In the morning we rounded Cabo Cabron, which we thought was very pretty. I tried to take panoramas, and discovered that water totally throws off Google’s stitching algorithms, so I will spare you those shots and post only this normal one.

We ducked into the bay of Samaná to buy more diesel, which is definitely allowed without having to re-clear immigration, and then dropped our backup anchor next to Cayo Levantado to kill some time to try to make a daylight arrival. As we left, we passed by an empty beach with a couple taking wedding photos, and we like to think that Villa added a little flair to their backdrop.

And we caught a lovely sunset as we exited the bay, picking our way between all the crab pots and fish traps.

Then, right as the light started to fail, we heard the telltale pop and subsequent temperature alarm of a snapped alternator belt. (The alarm sounds because the same belt drives the fresh water coolant pump, and with that stopped, heat builds up rapidly. Reader, this is what happens when you leave your boat to its own devices for six months!) Fortunately, we carry spares, and we were able to wipe away most of the rubber debris and slip a new belt in place without even having to take the pulley off the water pump. Easy-peasy! Of course, even with the new belt in place, our alternator wasn’t giving us power, but with all our solar that problem could wait until civilization.

The rest of the night passed uneventfully, a little rough in the beginning but gradually calming. In the morning, we were treated to a beautiful sunrise.

And right as we were about to change shifts, as if by clockwork, one of the dinghy davits’ cables snapped. So we grabbed a stout piece of spare line, and hauled it back up into place. Ah well – we’d been meaning to replace those rusty cables, now we have an excuse.

With that snag resolved, we turned back to the sunrise. Glorious! This is why we sail!

The day passed, shift to shift, in smooth light waves, though the light wind continued to blow the exact wrong way. We were frequently surprised at just how far out from the island the fish traps extended, with their huge makeshift buoys. These are surprisingly hard to see coming, and they’re everywhere!

And as the day wound on, the water grew glassier, and as the sun set, we were treated to some absolutely glorious colors.

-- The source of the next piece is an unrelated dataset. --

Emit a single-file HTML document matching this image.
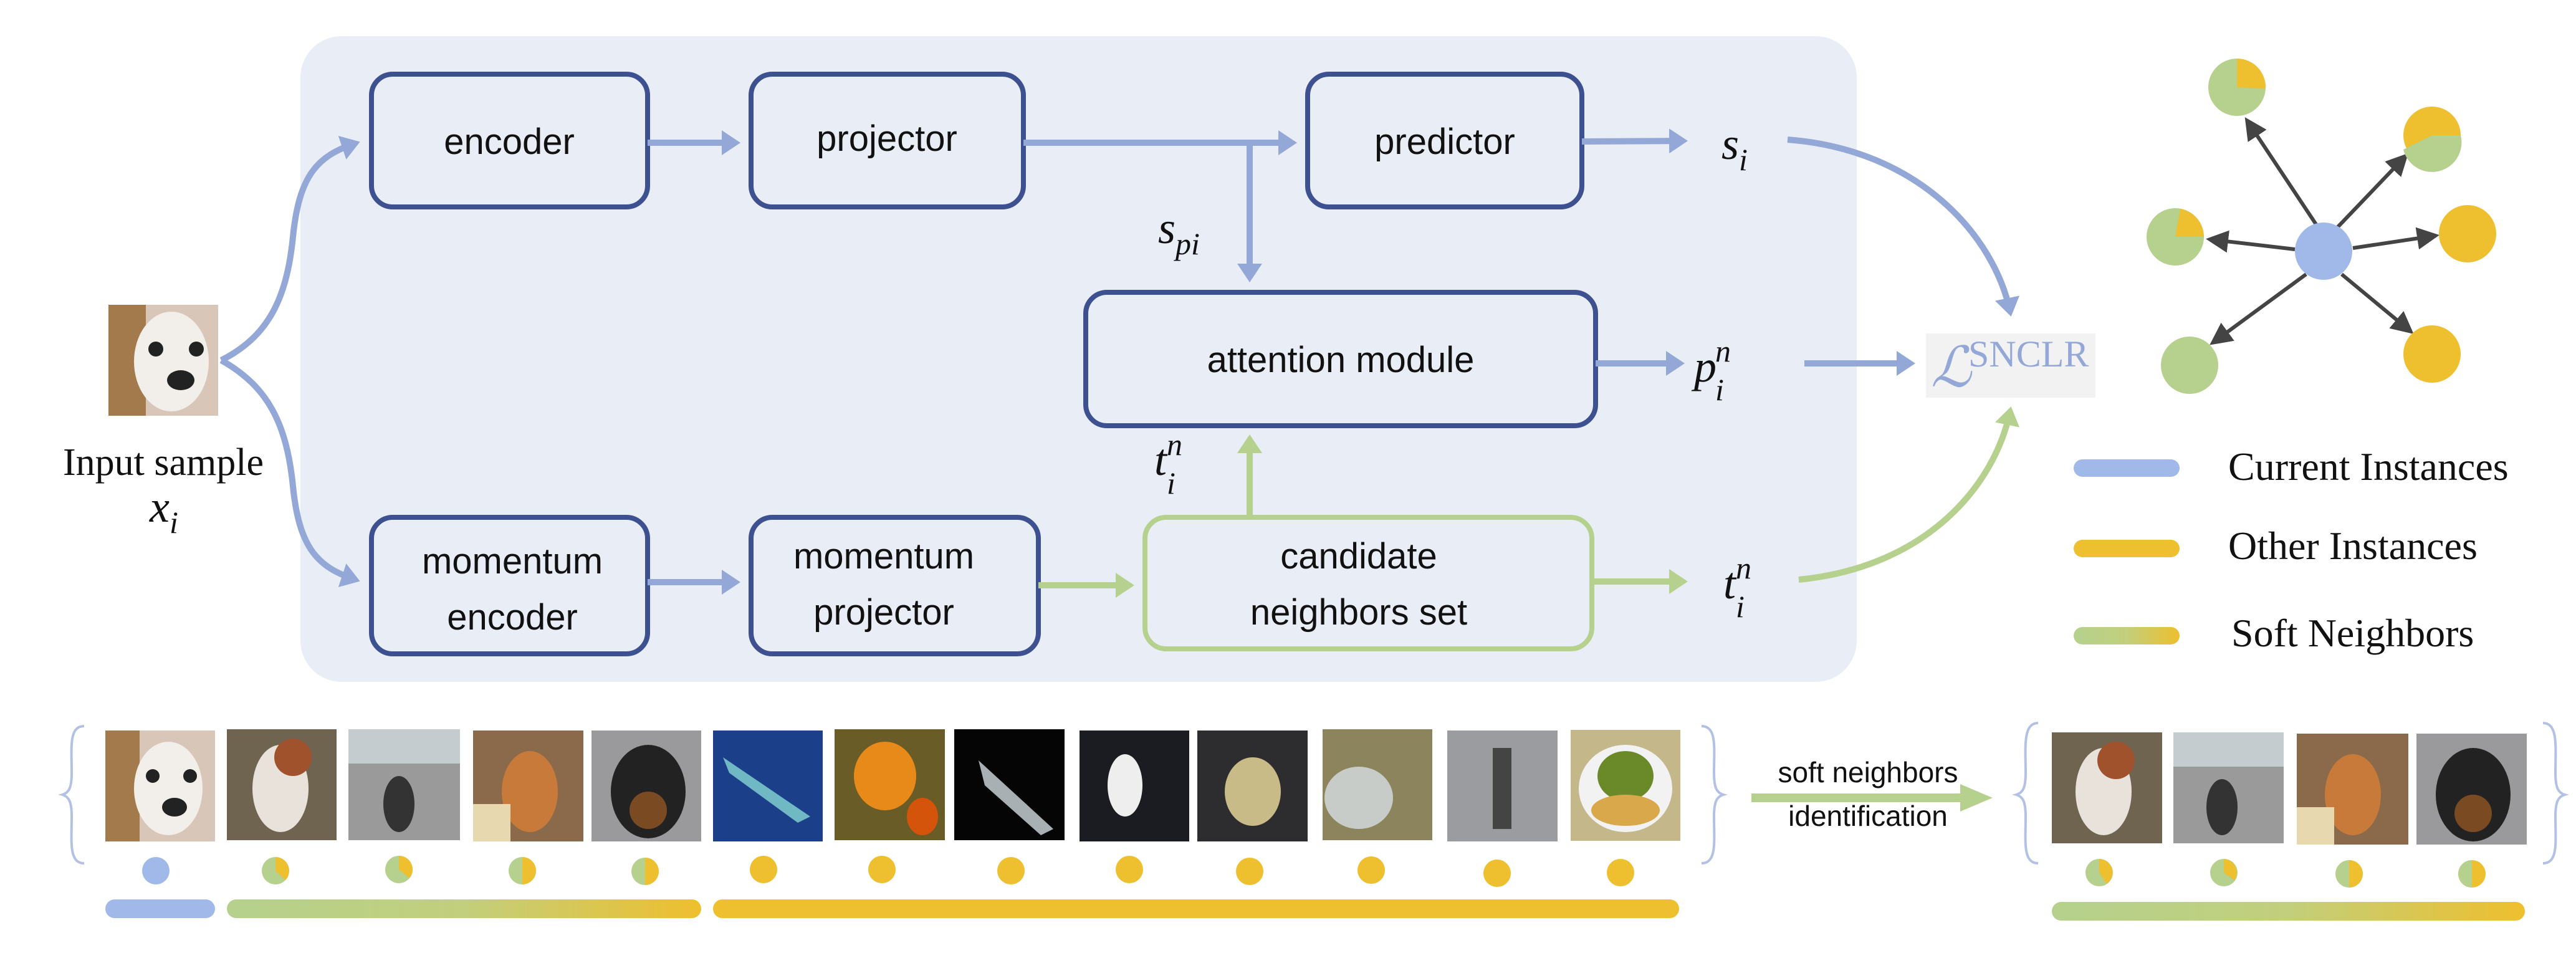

We came into Mayaguez in the early morning, and anchored in twelve feet of water to get some sleep. When we woke up, we hauled anchor and headed south to Puerto Real. The wind, starting to finally pick up, was still from the east, and therefore perfect for us to finally turn off the engine. With the wind right off the land, we had nice calm water and a lovely morning sail. Captain was most pleased with the change.